# DISH Cuts off RV Customers from the Major Networks



## David Bott (Jul 12, 2005)

DISH Cuts off RV Customers from the Major Networks via ending the Distant Network program. No more HD feeds of the 4 major networks for RV'ers. Turns control back to a third party that only offers SD at an additional cost of $15 a month!

Received today from DISH...



> As of November 15th, DISH will no longer broadcast Los Angeles and New York distant network channels to recreational vehicle or commercial vehicle customers.
> 
> If you wish to continue receiving distant network channels, we recommend that you contact All American Direct (AAD), a separate company not associated with DISH. AAD offers distant networks from San Francisco and New York in SD to recreational vehicle or commercial vehicle owners. You can still use your current equipment, so there is nothing to buy or upgrade.
> 
> ...


----------



## garys (Nov 4, 2005)

I think this is more that ADD didn't want to rent the transponders any longer.


----------



## renegade (Jul 28, 2011)

garys said:


> I think this is more that ADD didn't want to rent the transponders any longer.


umm, yeah ... except that it said DISH is not providing distant networks after the 15th and is recommending customers go to AAD ...

... reading is fundamental


----------



## garys (Nov 4, 2005)

renegade said:


> umm, yeah ... except that it said DISH is not providing distant networks after the 15th and is recommending customers go to AAD ...
> 
> ... reading is fundamental


Dish has not provided distant networks for several years now, they rented the transponder space to ADD and ADD provided the locals by way of Dish's sats.

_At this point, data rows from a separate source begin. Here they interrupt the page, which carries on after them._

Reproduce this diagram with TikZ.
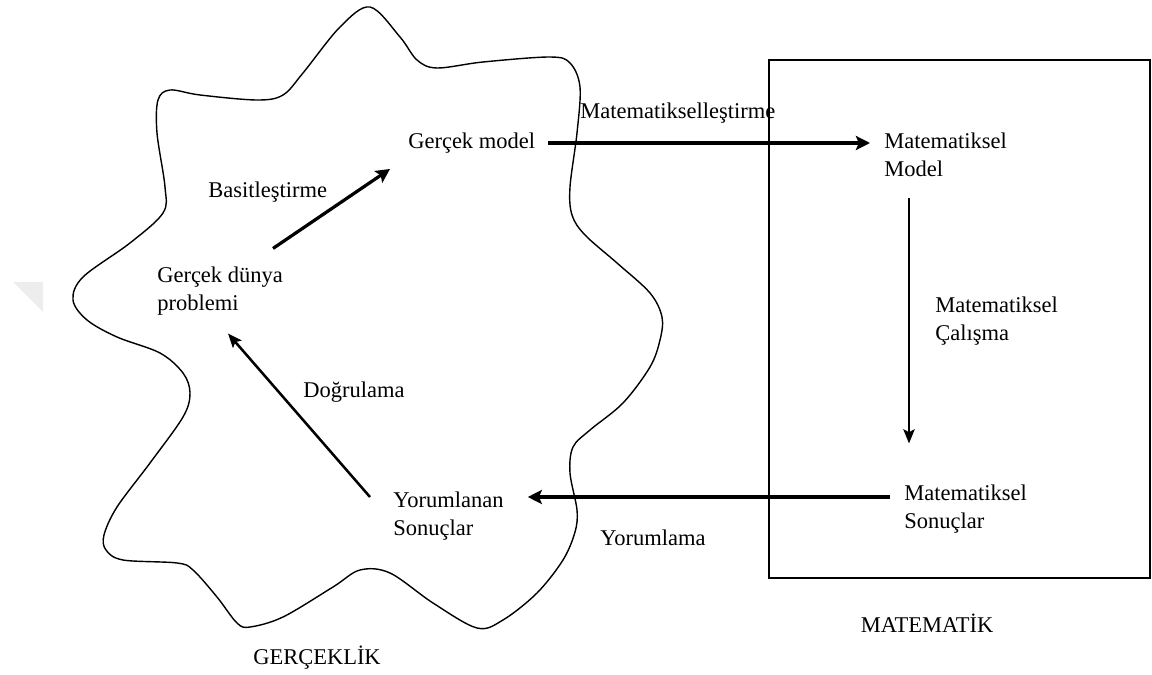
\documentclass[tikz,border=0pt]{standalone}
\usepackage{fontspec}
\setmainfont{Liberation Serif}
\usetikzlibrary{arrows.meta,calc}
\begin{document}
\begin{tikzpicture}[x=0.025cm,y=-0.025cm,
  lbl/.style={font=\fontsize{16}{20}\selectfont, inner sep=0pt, align=left, anchor=west},
  arr/.style={line width=2.3pt, -{Stealth[length=10pt,width=10pt,inset=2pt]}},
  arrthin/.style={line width=1.8pt, -{Stealth[length=10pt,width=8pt,inset=2pt]}},
  blob/.style={line width=1pt},
  frame/.style={line width=1.1pt}]
\useasboundingbox (0,0) rectangle (1152,675);
% faint watermark fragment
\fill[black!7] (13,282) -- (43,282) -- (43,312) -- cycle;
% reality blob
\draw[blob] plot[smooth cycle, tension=0.55] coordinates {
(370,7) (400,37) (417,60) (437,68) (483,62) (550,57) (570,63) (580,87)
(577,133) (570,187) (572,215) (585,235) (617,263) (650,293) (662,317)
(660,340) (650,367) (623,403) (590,430) (573,447) (570,473) (577,510)
(575,532) (563,560) (537,593) (503,620) (477,628) (433,603) (390,573)
(360,570) (333,587) (283,617) (250,627) (237,623) (217,597) (193,570)
(177,563) (123,560) (106,550) (104,535) (117,507) (150,463) (183,417)
(190,393) (183,373) (160,353) (117,337) (87,320) (73,300) (83,277)
(130,243) (163,213) (165,187) (157,133) (158,100) (170,90) (200,95)
(257,100) (283,95) (303,73) (340,27)};
% mathematics frame
\draw[frame] (769,60) rectangle (1150,578);
% nodes
\node[lbl] (gm) at (408,143) {Gerçek model};
\node[lbl] (mm) at (884,155) {Matematiksel\\Model};
\node[lbl] (ms) at (904,509) {Matematiksel\\Sonuçlar};
\node[lbl] (ys) at (393,516) {Yorumlanan\\Sonuçlar};
\node[lbl] (gd) at (157,291) {Gerçek dünya\\problemi};
% labels
\node[lbl] (l1) at (580,113) {Matematikselleştirme};
\node[lbl] (l2) at (935,321) {Matematiksel\\Çalışma};
\node[lbl] (l3) at (600,538) {Yorumlama};
\node[lbl] (l4) at (303,392) {Doğrulama};
\node[lbl] (l5) at (208,192) {Basitleştirme};
\node[lbl,anchor=center] (t1) at (317,658) {GERÇEKLİK};
\node[lbl,anchor=center] (t2) at (927,623) {MATEMATİK};
% connectors
\draw[arr] ($(gm.east)+(13,0)$) -- ($(gm.east -| mm.west)+(-14,0)$);
\draw[arrthin] ($(mm.south west)+(25,21)$) -- ($(ms.north west)+(5,-41)$);
\draw[arr] ($(ms.west)+(-14,-12)$) -- ($(ys.east)+(24,-19)$);
\draw[arrthin] ($(ys.west)+(-23,-19)$) -- ($(gd.south west)+(71,18)$);
\draw[arr] ($(gd.north west)+(116,-18)$) -- ($(gm.west)+(-18,26)$);
\end{tikzpicture}
\end{document}
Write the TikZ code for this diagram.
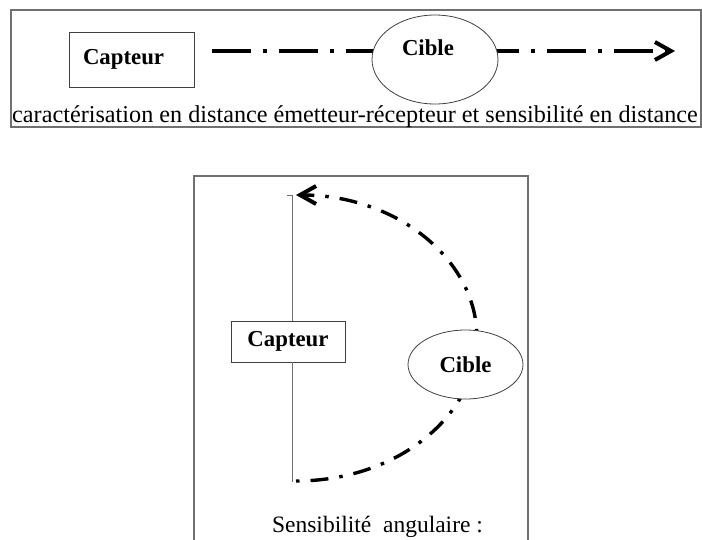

Anyone who received them paid ADD not Dish. If ADD does not renew the contract, Dish would still not be allowed to provide distant networks, if they did the FCC would fine them again. It is not about reading the release, it's knowing what occurred to have this happen.


----------



## ljr01 (Mar 6, 2008)

garys said:


> Dish has not provided distant networks for several years now, they rented the transponder space to ADD and ADD provided the locals by way of Dish's sats. Anyone who received them paid ADD not Dish. If ADD does not renew the contract, Dish would still not be allowed to provide distant networks, if they did the FCC would fine them again. It is not about reading the release, it's knowing what occurred to have this happen.


Huh? After Dish stopped DNS the last time, I got HD DNS from AAD until 1/1/11 when they disappeared. Since then I ordered them from Dish and paid Dish.


----------



## James Long (Apr 17, 2003)

ljr01 said:


> Huh? After Dish stopped DNS the last time, I got HD DNS from AAD until 1/1/11 when they disappeared. Since then I ordered them from Dish and paid Dish.


True. The HD distants are something sold by DISH, and they are (were) only sold to RVrs. AAD only sells SD distants.


----------



## harsh (Jun 15, 2003)

garys said:


> If ADD does not renew the contract, Dish would still not be allowed to provide distant networks, if they did the FCC would fine them again.


I'm thinking you've lost track of what has happened in the last couple years.

STELA provides that when DISH provides LIL coverage to all 210 DMAs, they can do DNS. It certainly doesn't mean that they must, but it does supersede the 2006 court ruling.


----------



## garys (Nov 4, 2005)

harsh said:


> I'm thinking you've lost track of what has happened in the last couple years.
> 
> STELA provides that when DISH provides LIL coverage to all 210 DMAs, they can do DNS. It certainly doesn't mean that they must, but it does supersede the 2006 court ruling.


Maybe, I could never get them so I didn't keep up. Sorry for confusion.


----------



## tampa8 (Mar 30, 2002)

1. Dish has been giving HD distant channels for awhile now, only to RV's truckers, etc. It is (was) in no way associated with AAD.

2. It's Dish, not AAD who is no longer going to provide them. The reason is not enough subscribers and I suspect Dish would like that HD space for other things since there are not many using the service.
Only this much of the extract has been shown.